PROBLEM DETAILS >> Retype all material exactly. Pictures stay out of the copy.
======
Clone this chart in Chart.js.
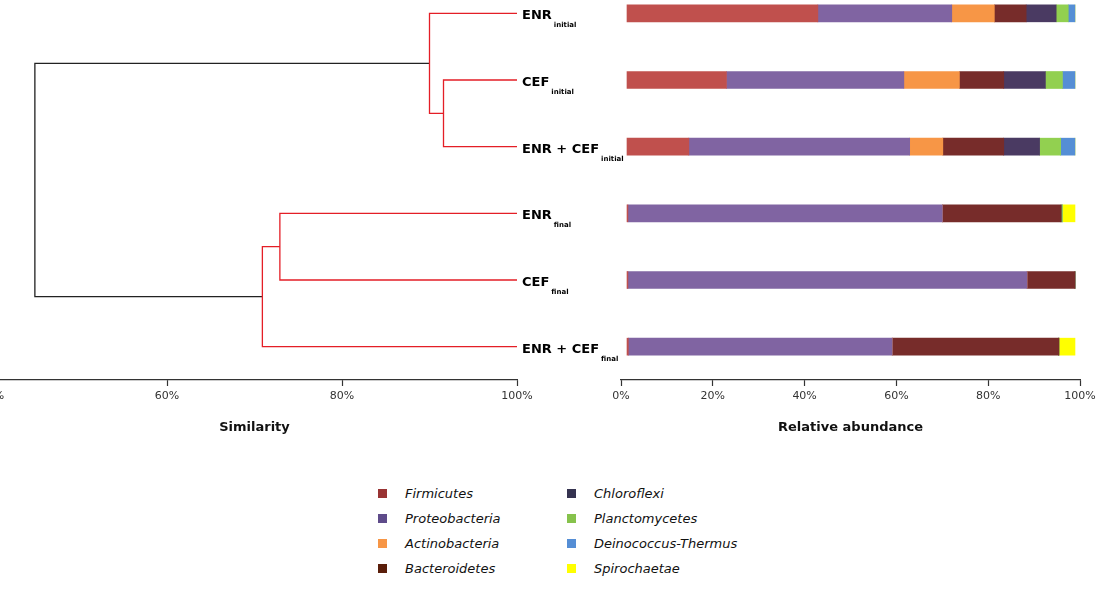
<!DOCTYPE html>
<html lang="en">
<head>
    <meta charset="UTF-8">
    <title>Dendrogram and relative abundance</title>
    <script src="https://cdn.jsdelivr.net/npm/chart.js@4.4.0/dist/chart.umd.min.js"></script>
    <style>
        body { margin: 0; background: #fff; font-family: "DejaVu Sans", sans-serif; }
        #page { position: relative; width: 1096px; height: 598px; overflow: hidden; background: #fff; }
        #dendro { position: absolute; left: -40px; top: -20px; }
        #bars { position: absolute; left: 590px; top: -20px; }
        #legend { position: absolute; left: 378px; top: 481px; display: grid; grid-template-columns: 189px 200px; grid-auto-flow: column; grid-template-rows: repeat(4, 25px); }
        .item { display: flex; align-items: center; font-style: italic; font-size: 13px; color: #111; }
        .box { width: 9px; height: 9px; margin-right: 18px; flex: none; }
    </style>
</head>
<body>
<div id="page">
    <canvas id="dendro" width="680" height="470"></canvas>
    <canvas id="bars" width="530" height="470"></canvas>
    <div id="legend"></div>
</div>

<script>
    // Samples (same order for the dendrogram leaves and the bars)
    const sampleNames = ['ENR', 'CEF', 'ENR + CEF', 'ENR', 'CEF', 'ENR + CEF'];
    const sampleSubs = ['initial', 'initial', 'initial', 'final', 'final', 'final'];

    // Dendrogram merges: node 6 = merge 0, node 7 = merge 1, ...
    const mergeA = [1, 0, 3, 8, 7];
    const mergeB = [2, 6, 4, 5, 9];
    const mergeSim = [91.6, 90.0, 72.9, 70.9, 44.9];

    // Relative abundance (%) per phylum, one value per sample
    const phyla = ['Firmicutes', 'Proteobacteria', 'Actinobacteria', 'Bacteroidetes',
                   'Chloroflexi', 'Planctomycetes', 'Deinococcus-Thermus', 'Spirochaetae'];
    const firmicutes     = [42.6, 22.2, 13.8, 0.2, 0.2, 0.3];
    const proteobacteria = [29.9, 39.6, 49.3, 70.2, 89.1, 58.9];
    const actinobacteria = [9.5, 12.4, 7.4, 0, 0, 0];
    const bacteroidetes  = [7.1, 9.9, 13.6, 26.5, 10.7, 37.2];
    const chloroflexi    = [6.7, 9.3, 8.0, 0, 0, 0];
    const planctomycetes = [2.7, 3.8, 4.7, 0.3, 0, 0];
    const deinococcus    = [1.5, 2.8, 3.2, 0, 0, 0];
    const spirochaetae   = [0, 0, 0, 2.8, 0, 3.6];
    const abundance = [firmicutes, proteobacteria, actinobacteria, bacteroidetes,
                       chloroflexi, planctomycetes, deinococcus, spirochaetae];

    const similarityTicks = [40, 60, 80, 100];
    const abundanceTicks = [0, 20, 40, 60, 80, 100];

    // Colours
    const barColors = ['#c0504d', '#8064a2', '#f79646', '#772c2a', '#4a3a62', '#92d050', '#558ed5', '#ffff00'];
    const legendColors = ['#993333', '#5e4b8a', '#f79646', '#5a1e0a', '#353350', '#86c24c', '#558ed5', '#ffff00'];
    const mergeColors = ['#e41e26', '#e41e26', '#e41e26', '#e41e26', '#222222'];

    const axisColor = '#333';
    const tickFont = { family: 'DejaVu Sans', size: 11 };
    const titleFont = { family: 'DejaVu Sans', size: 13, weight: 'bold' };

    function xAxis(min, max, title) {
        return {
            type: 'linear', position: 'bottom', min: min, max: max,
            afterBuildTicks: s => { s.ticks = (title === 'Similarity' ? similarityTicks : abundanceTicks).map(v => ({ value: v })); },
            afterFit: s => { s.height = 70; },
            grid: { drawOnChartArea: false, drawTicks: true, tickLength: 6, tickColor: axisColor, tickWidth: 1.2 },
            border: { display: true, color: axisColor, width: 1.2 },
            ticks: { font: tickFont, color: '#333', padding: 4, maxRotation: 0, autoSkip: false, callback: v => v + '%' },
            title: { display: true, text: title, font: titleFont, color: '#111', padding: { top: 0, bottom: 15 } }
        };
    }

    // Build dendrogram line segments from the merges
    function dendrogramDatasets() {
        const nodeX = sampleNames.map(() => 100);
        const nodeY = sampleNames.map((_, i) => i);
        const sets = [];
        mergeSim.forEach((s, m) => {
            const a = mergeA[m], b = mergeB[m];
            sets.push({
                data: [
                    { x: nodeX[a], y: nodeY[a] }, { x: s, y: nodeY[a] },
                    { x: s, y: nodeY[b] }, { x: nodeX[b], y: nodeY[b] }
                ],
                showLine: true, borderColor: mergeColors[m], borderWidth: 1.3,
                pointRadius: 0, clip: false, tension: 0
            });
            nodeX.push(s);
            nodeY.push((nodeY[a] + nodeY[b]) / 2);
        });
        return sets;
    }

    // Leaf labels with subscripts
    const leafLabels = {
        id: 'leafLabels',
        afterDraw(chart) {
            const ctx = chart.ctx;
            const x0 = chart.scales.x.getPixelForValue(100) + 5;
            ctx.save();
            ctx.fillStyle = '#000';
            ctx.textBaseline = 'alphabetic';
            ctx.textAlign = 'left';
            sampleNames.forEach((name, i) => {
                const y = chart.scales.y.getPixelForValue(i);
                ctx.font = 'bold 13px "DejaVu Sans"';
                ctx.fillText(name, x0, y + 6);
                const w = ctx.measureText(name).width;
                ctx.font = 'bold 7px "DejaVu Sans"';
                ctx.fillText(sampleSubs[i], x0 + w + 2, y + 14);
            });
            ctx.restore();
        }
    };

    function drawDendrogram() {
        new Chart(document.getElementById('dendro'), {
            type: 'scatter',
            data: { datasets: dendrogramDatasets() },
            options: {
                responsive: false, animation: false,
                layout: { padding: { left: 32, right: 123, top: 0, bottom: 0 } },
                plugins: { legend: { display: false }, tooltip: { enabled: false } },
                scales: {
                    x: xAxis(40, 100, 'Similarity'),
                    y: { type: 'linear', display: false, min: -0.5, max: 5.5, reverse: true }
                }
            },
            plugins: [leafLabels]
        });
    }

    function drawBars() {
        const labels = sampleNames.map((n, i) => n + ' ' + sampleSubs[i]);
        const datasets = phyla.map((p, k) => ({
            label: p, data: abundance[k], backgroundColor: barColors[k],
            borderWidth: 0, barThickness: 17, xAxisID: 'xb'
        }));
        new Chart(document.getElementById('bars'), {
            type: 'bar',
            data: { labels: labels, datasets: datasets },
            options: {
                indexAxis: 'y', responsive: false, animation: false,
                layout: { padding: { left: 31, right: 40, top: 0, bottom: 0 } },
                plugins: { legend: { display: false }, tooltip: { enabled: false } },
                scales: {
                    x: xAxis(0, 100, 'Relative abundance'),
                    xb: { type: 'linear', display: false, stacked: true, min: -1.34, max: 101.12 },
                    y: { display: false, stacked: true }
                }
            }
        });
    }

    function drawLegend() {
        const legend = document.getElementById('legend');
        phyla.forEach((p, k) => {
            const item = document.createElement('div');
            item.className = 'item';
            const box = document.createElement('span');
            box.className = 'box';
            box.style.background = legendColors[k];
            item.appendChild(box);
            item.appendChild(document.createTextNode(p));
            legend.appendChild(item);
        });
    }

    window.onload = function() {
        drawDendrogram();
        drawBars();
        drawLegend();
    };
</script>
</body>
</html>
======
ANSWER TO THIS TASK >>
Clone this chart in Chart.js.
<!DOCTYPE html>
<html lang="en">
<head>
    <meta charset="UTF-8">
    <title>Dendrogram and relative abundance</title>
    <script src="https://cdn.jsdelivr.net/npm/chart.js@4.4.0/dist/chart.umd.min.js"></script>
    <style>
        body { margin: 0; background: #fff; font-family: "DejaVu Sans", sans-serif; }
        #page { position: relative; width: 1096px; height: 598px; overflow: hidden; background: #fff; }
        #dendro { position: absolute; left: -40px; top: -20px; }
        #bars { position: absolute; left: 590px; top: -20px; }
        #legend { position: absolute; left: 378px; top: 481px; display: grid; grid-template-columns: 189px 200px; grid-auto-flow: column; grid-template-rows: repeat(4, 25px); }
        .item { display: flex; align-items: center; font-style: italic; font-size: 13px; color: #111; }
        .box { width: 9px; height: 9px; margin-right: 18px; flex: none; }
    </style>
</head>
<body>
<div id="page">
    <canvas id="dendro" width="680" height="470"></canvas>
    <canvas id="bars" width="530" height="470"></canvas>
    <div id="legend"></div>
</div>

<script>
    // Samples (same order for the dendrogram leaves and the bars)
    const sampleNames = ['ENR', 'CEF', 'ENR + CEF', 'ENR', 'CEF', 'ENR + CEF'];
    const sampleSubs = ['initial', 'initial', 'initial', 'final', 'final', 'final'];

    // Dendrogram merges: node 6 = merge 0, node 7 = merge 1, ...
    const mergeA = [1, 0, 3, 8, 7];
    const mergeB = [2, 6, 4, 5, 9];
    const mergeSim = [91.6, 90.0, 72.9, 70.9, 44.9];

    // Relative abundance (%) per phylum, one value per sample
    const phyla = ['Firmicutes', 'Proteobacteria', 'Actinobacteria', 'Bacteroidetes',
                   'Chloroflexi', 'Planctomycetes', 'Deinococcus-Thermus', 'Spirochaetae'];
    const firmicutes     = [42.6, 22.2, 13.8, 0.2, 0.2, 0.3];
    const proteobacteria = [29.9, 39.6, 49.3, 70.2, 89.1, 58.9];
    const actinobacteria = [9.5, 12.4, 7.4, 0, 0, 0];
    const bacteroidetes  = [7.1, 9.9, 13.6, 26.5, 10.7, 37.2];
    const chloroflexi    = [6.7, 9.3, 8.0, 0, 0, 0];
    const planctomycetes = [2.7, 3.8, 4.7, 0.3, 0, 0];
    const deinococcus    = [1.5, 2.8, 3.2, 0, 0, 0];
    const spirochaetae   = [0, 0, 0, 2.8, 0, 3.6];
    const abundance = [firmicutes, proteobacteria, actinobacteria, bacteroidetes,
                       chloroflexi, planctomycetes, deinococcus, spirochaetae];

    const similarityTicks = [40, 60, 80, 100];
    const abundanceTicks = [0, 20, 40, 60, 80, 100];

    // Colours
    const barColors = ['#c0504d', '#8064a2', '#f79646', '#772c2a', '#4a3a62', '#92d050', '#558ed5', '#ffff00'];
    const legendColors = ['#993333', '#5e4b8a', '#f79646', '#5a1e0a', '#353350', '#86c24c', '#558ed5', '#ffff00'];
    const mergeColors = ['#e41e26', '#e41e26', '#e41e26', '#e41e26', '#222222'];

    const axisColor = '#333';
    const tickFont = { family: 'DejaVu Sans', size: 11 };
    const titleFont = { family: 'DejaVu Sans', size: 13, weight: 'bold' };

    function xAxis(min, max, title) {
        return {
            type: 'linear', position: 'bottom', min: min, max: max,
            afterBuildTicks: s => { s.ticks = (title === 'Similarity' ? similarityTicks : abundanceTicks).map(v => ({ value: v })); },
            afterFit: s => { s.height = 70; },
            grid: { drawOnChartArea: false, drawTicks: true, tickLength: 6, tickColor: axisColor, tickWidth: 1.2 },
            border: { display: true, color: axisColor, width: 1.2 },
            ticks: { font: tickFont, color: '#333', padding: 4, maxRotation: 0, autoSkip: false, callback: v => v + '%' },
            title: { display: true, text: title, font: titleFont, color: '#111', padding: { top: 0, bottom: 15 } }
        };
    }

    // Build dendrogram line segments from the merges
    function dendrogramDatasets() {
        const nodeX = sampleNames.map(() => 100);
        const nodeY = sampleNames.map((_, i) => i);
        const sets = [];
        mergeSim.forEach((s, m) => {
            const a = mergeA[m], b = mergeB[m];
            sets.push({
                data: [
                    { x: nodeX[a], y: nodeY[a] }, { x: s, y: nodeY[a] },
                    { x: s, y: nodeY[b] }, { x: nodeX[b], y: nodeY[b] }
                ],
                showLine: true, borderColor: mergeColors[m], borderWidth: 1.3,
                pointRadius: 0, clip: false, tension: 0
            });
            nodeX.push(s);
            nodeY.push((nodeY[a] + nodeY[b]) / 2);
        });
        return sets;
    }

    // Leaf labels with subscripts
    const leafLabels = {
        id: 'leafLabels',
        afterDraw(chart) {
            const ctx = chart.ctx;
            const x0 = chart.scales.x.getPixelForValue(100) + 5;
            ctx.save();
            ctx.fillStyle = '#000';
            ctx.textBaseline = 'alphabetic';
            ctx.textAlign = 'left';
            sampleNames.forEach((name, i) => {
                const y = chart.scales.y.getPixelForValue(i);
                ctx.font = 'bold 13px "DejaVu Sans"';
                ctx.fillText(name, x0, y + 6);
                const w = ctx.measureText(name).width;
                ctx.font = 'bold 7px "DejaVu Sans"';
                ctx.fillText(sampleSubs[i], x0 + w + 2, y + 14);
            });
            ctx.restore();
        }
    };

    function drawDendrogram() {
        new Chart(document.getElementById('dendro'), {
            type: 'scatter',
            data: { datasets: dendrogramDatasets() },
            options: {
                responsive: false, animation: false,
                layout: { padding: { left: 32, right: 123, top: 0, bottom: 0 } },
                plugins: { legend: { display: false }, tooltip: { enabled: false } },
                scales: {
                    x: xAxis(40, 100, 'Similarity'),
                    y: { type: 'linear', display: false, min: -0.5, max: 5.5, reverse: true }
                }
            },
            plugins: [leafLabels]
        });
    }

    function drawBars() {
        const labels = sampleNames.map((n, i) => n + ' ' + sampleSubs[i]);
        const datasets = phyla.map((p, k) => ({
            label: p, data: abundance[k], backgroundColor: barColors[k],
            borderWidth: 0, barThickness: 17, xAxisID: 'xb'
        }));
        new Chart(document.getElementById('bars'), {
            type: 'bar',
            data: { labels: labels, datasets: datasets },
            options: {
                indexAxis: 'y', responsive: false, animation: false,
                layout: { padding: { left: 31, right: 40, top: 0, bottom: 0 } },
                plugins: { legend: { display: false }, tooltip: { enabled: false } },
                scales: {
                    x: xAxis(0, 100, 'Relative abundance'),
                    xb: { type: 'linear', display: false, stacked: true, min: -1.34, max: 101.12 },
                    y: { display: false, stacked: true }
                }
            }
        });
    }

    function drawLegend() {
        const legend = document.getElementById('legend');
        phyla.forEach((p, k) => {
            const item = document.createElement('div');
            item.className = 'item';
            const box = document.createElement('span');
            box.className = 'box';
            box.style.background = legendColors[k];
            item.appendChild(box);
            item.appendChild(document.createTextNode(p));
            legend.appendChild(item);
        });
    }

    window.onload = function() {
        drawDendrogram();
        drawBars();
        drawLegend();
    };
</script>
</body>
</html>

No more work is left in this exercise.